Struggling Musician

7 Common Mistakes of a Struggling Musician

Being an independent musician can be tricky. Entertainment is a very competitive business and bad habits can spell failure for even the most talented musician. Over the years I’ve made my share of mistakes and observed a certain amount of highly skilled musicians that just can’t seem to get it together. Here’s a few common mistakes musicians make that lead to unnecessary struggling and loss of career-building opportunities.

1. Overconfidence
Having a great ear and the ability to learn songs quickly is an important part of being  successful but it is definitely not the only factor when it comes to making money as a musician. A pitfall for many musicians who can pick up songs quickly and play them well enough to get by is that’s all they settle for. 

Building a solid reputation that earns valuable opportunities requires studying the music for your gig in detail and locking down your part to the best of your ability. Music directors, band leaders and producers know right away when a musician a has put time into learning music and can just as easily tell when you’re just skating by on your ability learn on the fly. Demonstrating that you respect the music enough to learn it correctly ensures you will be called first when opportunities arise.

2. Being late
Showing up late is the fastest route to becoming a struggling musician. When you’re late for a show the bandleader is put on the spot and has the awkward job of trying to smooth things over with the person who has hired the band. Being late also wastes your bandmates’ time and causes tension in your group. These are the first things people try to avoid when organizing a band. If you have a reputation for being late you’re cutting yourself out of a lot of opportunities to earn money.

3. Thinking you need a “big name” artist to hire you
For many musicians, our only reference point for success is the mainstream music industry. Often musicians fall into a pattern of chasing an elusive fantasy of what it must be like to play for their favorite celebrity artist without a real plan. We also tend to overlook many valuable opportunities and relationships right under our noses that just need to be developed. 

Landing a high profile gig with a celebrity is not a way to escape the hard work of building a career as a musician. The time you spend hoping Lady Gaga will call you for a gig should go into building your own network and fan base. By doing this, valuable opportunities to earn money will present themselves and if Lada Gaga ever does call you, you’ll be better prepared and have more to offer.

4. Having a negative attitude
Attitude is crucial for a musician. Music and entertainment is a very personality driven business. No matter how great you are at your instrument you need to be able to build and maintain relationships with people in order to make money. This requires being friendly and approachable. Besides, people basically tour with musicians they can get along with. No one wants to be stuck riding in a van for long hours with someone who has a bad attitude.

5. Refusing to network
In order to be a successful musician you need to have a strong network. While it’s great to be in a band or have a core group of musicians and friends you normally work with, there’s value in getting yourself acquainted with people outside of your regular social circle.
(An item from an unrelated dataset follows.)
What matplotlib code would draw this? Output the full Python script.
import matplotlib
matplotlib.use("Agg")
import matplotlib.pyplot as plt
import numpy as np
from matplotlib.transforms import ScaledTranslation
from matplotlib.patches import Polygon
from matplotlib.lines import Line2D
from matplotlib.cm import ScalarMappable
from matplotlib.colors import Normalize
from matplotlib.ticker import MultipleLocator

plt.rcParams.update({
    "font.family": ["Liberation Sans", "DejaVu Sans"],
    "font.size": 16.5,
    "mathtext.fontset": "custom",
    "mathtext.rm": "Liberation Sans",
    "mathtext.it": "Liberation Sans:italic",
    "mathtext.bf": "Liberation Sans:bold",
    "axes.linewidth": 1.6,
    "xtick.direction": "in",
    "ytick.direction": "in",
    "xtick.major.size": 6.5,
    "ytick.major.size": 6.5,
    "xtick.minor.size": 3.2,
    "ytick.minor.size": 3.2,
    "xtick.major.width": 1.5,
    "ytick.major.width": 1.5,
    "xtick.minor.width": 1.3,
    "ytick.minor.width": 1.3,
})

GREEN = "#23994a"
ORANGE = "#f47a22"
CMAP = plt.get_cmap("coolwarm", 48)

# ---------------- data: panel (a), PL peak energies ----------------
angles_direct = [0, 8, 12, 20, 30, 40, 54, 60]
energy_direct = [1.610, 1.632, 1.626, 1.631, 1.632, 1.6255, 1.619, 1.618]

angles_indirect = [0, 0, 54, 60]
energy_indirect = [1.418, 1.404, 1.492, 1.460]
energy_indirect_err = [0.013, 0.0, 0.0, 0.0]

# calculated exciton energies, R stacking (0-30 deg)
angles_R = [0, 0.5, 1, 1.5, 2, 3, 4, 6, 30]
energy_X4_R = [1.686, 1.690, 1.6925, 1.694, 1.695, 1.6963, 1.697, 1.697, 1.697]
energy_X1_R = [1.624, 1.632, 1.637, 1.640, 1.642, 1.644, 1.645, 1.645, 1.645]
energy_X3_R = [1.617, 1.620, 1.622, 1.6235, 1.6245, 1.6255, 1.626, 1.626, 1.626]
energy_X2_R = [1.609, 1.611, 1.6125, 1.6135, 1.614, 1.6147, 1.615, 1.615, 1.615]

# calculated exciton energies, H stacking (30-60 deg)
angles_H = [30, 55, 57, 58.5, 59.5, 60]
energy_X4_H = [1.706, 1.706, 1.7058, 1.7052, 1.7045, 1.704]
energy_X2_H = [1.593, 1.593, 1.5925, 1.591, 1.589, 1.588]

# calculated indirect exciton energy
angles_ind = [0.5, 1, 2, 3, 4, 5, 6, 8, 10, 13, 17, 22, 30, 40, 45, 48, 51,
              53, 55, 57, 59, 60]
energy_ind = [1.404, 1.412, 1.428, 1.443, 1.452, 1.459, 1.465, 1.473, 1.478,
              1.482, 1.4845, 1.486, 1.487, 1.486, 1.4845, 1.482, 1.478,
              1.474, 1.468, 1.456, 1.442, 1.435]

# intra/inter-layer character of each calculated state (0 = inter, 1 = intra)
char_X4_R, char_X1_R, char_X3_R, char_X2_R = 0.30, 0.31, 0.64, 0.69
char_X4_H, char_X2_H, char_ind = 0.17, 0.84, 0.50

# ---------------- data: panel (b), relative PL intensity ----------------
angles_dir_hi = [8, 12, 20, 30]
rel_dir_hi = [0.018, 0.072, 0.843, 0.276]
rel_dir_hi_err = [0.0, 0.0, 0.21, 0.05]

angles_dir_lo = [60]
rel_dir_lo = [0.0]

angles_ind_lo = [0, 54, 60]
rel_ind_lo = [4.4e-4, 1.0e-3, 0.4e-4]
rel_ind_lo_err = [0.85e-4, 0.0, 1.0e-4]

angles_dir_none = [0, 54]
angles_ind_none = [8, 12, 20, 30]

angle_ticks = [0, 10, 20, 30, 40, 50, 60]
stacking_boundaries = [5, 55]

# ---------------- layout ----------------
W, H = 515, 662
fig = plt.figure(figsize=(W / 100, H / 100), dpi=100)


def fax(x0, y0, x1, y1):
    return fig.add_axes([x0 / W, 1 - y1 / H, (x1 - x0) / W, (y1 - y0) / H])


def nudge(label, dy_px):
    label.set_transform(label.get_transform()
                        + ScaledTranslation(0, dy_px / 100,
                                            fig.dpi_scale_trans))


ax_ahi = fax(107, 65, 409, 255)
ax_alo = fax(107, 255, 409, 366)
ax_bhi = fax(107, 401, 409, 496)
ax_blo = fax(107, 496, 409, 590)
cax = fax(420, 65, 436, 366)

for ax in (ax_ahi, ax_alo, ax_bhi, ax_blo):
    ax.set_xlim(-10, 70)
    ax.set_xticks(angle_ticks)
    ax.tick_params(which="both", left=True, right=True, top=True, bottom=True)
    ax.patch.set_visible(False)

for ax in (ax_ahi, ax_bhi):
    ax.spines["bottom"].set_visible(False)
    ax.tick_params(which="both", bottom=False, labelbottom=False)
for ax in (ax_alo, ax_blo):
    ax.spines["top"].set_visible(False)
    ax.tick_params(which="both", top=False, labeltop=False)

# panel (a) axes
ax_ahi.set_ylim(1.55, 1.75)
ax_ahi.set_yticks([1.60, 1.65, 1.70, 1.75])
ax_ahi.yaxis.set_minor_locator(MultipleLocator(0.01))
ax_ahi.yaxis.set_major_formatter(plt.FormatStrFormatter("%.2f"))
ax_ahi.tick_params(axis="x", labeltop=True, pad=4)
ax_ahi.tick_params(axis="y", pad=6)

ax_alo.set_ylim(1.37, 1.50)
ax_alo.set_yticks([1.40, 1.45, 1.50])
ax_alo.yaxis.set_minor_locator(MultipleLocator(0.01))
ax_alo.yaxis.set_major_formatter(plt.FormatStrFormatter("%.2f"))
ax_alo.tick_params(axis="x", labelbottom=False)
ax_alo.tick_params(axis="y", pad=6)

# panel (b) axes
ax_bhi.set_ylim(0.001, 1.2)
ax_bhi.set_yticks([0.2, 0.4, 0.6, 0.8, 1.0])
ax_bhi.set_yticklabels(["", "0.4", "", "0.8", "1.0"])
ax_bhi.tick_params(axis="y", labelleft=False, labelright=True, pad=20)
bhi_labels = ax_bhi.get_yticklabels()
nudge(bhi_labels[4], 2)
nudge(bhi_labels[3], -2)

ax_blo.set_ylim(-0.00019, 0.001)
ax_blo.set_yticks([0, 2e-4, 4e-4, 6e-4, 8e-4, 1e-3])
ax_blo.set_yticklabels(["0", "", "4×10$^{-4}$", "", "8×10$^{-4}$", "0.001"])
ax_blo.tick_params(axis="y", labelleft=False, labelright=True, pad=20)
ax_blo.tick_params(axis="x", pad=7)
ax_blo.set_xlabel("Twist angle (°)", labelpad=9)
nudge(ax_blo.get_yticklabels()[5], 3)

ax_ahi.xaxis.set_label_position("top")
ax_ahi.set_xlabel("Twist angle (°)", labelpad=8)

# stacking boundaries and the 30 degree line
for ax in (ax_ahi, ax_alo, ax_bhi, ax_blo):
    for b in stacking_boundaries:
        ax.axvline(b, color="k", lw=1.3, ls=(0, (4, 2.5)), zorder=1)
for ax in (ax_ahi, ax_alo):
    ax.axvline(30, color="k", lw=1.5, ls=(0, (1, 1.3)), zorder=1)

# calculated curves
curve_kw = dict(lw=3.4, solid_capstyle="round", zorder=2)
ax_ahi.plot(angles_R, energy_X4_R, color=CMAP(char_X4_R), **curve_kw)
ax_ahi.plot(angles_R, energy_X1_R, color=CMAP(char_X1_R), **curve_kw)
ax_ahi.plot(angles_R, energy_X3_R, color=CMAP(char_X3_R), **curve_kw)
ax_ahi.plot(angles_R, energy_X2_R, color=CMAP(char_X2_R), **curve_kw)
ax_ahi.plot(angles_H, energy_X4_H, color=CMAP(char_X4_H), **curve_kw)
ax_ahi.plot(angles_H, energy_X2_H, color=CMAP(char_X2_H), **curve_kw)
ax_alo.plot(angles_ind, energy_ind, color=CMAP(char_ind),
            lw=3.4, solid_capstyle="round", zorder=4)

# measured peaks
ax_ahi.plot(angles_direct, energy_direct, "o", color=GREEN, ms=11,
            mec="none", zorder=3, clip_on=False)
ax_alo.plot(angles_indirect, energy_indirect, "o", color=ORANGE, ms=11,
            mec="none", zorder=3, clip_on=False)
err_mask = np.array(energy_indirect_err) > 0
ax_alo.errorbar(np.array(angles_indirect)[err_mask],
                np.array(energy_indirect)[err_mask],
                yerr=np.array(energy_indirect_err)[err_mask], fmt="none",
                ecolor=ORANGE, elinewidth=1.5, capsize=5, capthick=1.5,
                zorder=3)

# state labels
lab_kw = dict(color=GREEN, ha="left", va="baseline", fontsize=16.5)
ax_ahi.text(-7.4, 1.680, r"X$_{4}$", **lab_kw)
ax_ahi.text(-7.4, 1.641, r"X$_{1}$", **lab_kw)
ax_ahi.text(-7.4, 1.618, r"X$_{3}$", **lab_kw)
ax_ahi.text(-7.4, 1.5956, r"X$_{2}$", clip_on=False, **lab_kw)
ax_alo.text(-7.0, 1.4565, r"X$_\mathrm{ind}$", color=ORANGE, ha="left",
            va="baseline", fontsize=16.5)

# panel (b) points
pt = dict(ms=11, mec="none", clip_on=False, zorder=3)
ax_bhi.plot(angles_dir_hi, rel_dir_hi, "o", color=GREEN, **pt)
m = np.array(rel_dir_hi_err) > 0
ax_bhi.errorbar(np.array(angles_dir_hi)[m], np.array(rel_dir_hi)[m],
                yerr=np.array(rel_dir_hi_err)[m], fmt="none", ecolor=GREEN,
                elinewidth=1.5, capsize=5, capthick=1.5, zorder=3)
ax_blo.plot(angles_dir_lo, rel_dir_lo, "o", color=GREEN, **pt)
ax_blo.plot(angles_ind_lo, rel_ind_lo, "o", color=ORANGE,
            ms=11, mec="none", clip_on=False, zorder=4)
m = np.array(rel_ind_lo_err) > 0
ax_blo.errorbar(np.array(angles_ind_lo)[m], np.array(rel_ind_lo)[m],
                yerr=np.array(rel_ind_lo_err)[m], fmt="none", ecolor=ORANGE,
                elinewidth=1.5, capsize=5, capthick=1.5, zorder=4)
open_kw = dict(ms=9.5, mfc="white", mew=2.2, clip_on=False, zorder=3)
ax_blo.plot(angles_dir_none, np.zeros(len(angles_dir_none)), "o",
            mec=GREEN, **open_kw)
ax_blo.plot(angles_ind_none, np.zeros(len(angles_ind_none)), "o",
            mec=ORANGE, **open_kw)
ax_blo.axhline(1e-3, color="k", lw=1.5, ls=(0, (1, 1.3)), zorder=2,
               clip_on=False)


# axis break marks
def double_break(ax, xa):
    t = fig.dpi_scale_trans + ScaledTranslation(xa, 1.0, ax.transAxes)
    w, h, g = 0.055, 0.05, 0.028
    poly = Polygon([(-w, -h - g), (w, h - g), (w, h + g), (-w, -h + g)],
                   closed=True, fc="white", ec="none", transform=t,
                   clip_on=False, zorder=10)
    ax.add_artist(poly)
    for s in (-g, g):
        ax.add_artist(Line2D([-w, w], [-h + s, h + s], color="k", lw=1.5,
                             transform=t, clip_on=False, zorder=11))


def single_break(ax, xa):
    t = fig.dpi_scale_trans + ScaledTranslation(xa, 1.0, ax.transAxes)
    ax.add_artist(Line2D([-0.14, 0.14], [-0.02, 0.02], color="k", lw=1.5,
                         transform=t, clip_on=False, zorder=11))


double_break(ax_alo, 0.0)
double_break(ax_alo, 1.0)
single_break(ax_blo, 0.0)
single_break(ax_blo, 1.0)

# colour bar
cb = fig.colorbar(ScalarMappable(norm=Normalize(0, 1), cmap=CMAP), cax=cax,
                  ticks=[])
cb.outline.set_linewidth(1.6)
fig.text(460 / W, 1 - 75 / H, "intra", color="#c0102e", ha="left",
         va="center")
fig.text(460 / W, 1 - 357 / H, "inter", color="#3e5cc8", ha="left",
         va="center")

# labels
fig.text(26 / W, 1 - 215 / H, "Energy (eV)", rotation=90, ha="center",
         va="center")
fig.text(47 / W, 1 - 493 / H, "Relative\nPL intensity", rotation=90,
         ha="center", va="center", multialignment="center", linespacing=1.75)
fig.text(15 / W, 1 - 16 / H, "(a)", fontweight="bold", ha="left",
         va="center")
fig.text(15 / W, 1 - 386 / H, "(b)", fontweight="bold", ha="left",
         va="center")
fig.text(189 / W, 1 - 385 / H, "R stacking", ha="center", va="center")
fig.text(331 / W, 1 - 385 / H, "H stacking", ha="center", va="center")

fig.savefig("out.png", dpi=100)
This can lead to new opportunities for collaboration, sharing shows and recording sessions. 

A great way to network with people is to simply engage with interesting content you find on social media sites such as Soundcloud ,YouTube, Facebook and Twitter. Leave comments, like and share as much as possible. Content creators who are savvy will eventually begin getting to know you and valuable networking opportunities will develop.

6. Failing to play new genres authentically
Unless you’re playing in a band that is deliberately fusing 2 or more genre’s, play the music authentically. A country band requires a different approach than a hip hop band. A jazz band requires a different approach than a gospel choir. Not playing appropriately for the style of music you’re performing will make you look amateurish and cause other musicians to take you less seriously.

7. Only doing your best on “big shows”
This one goes hand in hand with number 3. Be consistent with how you prepare for and perform each gig. If you save your best work for whenever you have a “big show” or a gig with someone popular, you’re cheating yourself out of opportunities and will probably be saving your best work forever. Avoid taking gigs that don’t inspire you to give your best performance.